>> start
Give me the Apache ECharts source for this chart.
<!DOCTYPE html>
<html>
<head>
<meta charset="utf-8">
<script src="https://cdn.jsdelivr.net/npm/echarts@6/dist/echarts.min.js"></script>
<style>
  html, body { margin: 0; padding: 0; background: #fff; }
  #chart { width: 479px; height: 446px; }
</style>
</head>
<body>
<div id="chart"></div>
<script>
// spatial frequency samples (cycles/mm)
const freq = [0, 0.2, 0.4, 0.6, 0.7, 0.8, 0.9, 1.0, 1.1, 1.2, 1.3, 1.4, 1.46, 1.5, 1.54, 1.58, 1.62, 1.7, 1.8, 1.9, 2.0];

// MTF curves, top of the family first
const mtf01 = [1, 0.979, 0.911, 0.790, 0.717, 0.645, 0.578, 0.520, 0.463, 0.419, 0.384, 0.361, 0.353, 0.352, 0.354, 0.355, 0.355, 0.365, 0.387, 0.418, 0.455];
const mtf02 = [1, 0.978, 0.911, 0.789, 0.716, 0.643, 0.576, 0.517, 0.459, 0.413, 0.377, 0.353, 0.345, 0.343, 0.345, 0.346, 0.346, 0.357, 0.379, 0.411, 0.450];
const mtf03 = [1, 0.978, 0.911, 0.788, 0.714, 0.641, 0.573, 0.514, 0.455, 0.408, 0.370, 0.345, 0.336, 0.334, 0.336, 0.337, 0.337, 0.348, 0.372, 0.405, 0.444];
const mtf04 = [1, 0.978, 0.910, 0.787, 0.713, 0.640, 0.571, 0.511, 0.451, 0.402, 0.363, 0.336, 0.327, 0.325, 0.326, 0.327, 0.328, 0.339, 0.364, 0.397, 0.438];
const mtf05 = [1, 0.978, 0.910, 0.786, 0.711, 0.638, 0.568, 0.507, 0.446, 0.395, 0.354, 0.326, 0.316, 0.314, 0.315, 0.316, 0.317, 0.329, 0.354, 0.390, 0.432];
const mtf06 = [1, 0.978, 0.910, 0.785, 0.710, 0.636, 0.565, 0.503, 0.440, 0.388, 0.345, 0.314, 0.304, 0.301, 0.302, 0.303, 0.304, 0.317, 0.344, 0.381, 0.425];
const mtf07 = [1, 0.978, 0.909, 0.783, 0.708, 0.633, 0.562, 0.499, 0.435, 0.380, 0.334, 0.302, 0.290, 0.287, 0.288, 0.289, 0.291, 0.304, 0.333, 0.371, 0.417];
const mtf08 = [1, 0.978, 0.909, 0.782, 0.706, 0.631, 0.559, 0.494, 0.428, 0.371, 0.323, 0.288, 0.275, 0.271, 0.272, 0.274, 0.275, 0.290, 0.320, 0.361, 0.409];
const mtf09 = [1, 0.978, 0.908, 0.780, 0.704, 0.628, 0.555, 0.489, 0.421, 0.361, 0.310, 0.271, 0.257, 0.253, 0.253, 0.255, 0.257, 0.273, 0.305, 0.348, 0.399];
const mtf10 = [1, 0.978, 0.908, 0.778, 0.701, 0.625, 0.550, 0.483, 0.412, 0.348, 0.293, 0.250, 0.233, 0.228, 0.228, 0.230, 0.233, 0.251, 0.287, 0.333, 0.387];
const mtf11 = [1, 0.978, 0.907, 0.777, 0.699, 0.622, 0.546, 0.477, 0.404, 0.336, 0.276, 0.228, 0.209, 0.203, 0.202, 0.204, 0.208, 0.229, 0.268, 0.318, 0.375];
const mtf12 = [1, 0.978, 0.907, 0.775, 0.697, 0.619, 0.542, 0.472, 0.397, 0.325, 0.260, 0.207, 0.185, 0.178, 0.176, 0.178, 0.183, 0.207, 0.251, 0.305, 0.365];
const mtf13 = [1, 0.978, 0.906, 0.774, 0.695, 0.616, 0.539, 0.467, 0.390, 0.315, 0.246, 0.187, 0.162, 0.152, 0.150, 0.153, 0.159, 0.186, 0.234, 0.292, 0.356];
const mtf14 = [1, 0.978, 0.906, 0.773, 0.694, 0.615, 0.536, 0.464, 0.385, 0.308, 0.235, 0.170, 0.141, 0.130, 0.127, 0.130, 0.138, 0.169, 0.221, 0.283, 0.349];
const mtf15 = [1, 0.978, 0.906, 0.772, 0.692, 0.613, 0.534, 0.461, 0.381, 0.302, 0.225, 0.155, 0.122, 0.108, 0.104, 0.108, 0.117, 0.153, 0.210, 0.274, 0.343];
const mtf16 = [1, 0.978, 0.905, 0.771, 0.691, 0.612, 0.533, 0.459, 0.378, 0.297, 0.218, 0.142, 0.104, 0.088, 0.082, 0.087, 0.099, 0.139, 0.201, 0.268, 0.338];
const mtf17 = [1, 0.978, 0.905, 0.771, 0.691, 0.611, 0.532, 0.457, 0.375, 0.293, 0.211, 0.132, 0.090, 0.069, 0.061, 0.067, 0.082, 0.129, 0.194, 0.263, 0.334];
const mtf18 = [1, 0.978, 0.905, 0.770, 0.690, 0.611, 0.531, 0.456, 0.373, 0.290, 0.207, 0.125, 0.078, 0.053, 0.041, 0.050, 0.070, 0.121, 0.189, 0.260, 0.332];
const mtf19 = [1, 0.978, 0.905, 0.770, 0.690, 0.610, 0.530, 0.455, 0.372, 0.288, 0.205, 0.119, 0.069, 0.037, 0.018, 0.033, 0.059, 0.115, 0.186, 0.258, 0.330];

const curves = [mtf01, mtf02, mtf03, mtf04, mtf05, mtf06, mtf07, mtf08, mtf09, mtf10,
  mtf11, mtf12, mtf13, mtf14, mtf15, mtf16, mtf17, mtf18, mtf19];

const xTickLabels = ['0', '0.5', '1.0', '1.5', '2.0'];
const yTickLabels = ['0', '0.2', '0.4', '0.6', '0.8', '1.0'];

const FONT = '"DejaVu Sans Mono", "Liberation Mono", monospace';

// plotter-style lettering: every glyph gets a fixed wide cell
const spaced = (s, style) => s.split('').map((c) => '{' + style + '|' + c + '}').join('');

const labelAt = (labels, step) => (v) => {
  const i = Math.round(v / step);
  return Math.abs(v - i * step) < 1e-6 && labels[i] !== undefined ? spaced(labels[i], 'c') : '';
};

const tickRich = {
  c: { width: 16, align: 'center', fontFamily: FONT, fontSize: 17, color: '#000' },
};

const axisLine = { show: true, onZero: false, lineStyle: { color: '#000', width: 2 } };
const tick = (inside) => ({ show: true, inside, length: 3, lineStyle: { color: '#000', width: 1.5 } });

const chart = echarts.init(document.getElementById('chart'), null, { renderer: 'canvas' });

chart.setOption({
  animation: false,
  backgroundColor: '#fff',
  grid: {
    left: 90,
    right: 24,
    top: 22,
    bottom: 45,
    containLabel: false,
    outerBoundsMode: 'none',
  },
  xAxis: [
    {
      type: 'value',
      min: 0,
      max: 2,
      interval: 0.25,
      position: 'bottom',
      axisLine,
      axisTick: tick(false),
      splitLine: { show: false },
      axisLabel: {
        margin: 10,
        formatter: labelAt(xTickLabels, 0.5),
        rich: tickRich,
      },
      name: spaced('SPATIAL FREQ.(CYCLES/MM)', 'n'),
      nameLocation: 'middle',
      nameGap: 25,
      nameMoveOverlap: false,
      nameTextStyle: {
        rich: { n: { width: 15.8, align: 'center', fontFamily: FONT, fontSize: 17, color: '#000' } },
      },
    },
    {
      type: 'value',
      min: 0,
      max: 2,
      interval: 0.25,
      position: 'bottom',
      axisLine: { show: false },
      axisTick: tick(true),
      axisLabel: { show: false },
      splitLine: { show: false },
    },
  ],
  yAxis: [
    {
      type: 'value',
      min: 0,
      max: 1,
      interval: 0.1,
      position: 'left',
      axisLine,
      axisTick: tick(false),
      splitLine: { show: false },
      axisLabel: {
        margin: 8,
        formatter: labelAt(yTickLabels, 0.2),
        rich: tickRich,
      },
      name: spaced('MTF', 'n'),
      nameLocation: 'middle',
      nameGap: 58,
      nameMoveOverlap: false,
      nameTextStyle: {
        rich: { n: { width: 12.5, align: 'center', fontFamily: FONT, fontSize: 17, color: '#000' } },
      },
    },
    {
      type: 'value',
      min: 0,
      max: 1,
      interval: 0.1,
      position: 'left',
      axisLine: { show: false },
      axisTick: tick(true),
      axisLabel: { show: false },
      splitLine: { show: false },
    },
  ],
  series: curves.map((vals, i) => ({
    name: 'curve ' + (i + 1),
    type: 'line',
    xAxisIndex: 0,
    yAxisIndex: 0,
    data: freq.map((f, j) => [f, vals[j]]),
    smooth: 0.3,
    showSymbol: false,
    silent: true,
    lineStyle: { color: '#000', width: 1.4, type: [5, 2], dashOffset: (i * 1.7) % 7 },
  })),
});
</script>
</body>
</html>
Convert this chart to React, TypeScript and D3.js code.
>> end
WHAT IS BEING ASKED
Take the entries above and copy them exactly from the first line through the line with "1.8, 1.9, 2.0];"; leave out every line after it.

EXERCISE ANSWER
Give me the Apache ECharts source for this chart.
<!DOCTYPE html>
<html>
<head>
<meta charset="utf-8">
<script src="https://cdn.jsdelivr.net/npm/echarts@6/dist/echarts.min.js"></script>
<style>
  html, body { margin: 0; padding: 0; background: #fff; }
  #chart { width: 479px; height: 446px; }
</style>
</head>
<body>
<div id="chart"></div>
<script>
// spatial frequency samples (cycles/mm)
const freq = [0, 0.2, 0.4, 0.6, 0.7, 0.8, 0.9, 1.0, 1.1, 1.2, 1.3, 1.4, 1.46, 1.5, 1.54, 1.58, 1.62, 1.7, 1.8, 1.9, 2.0];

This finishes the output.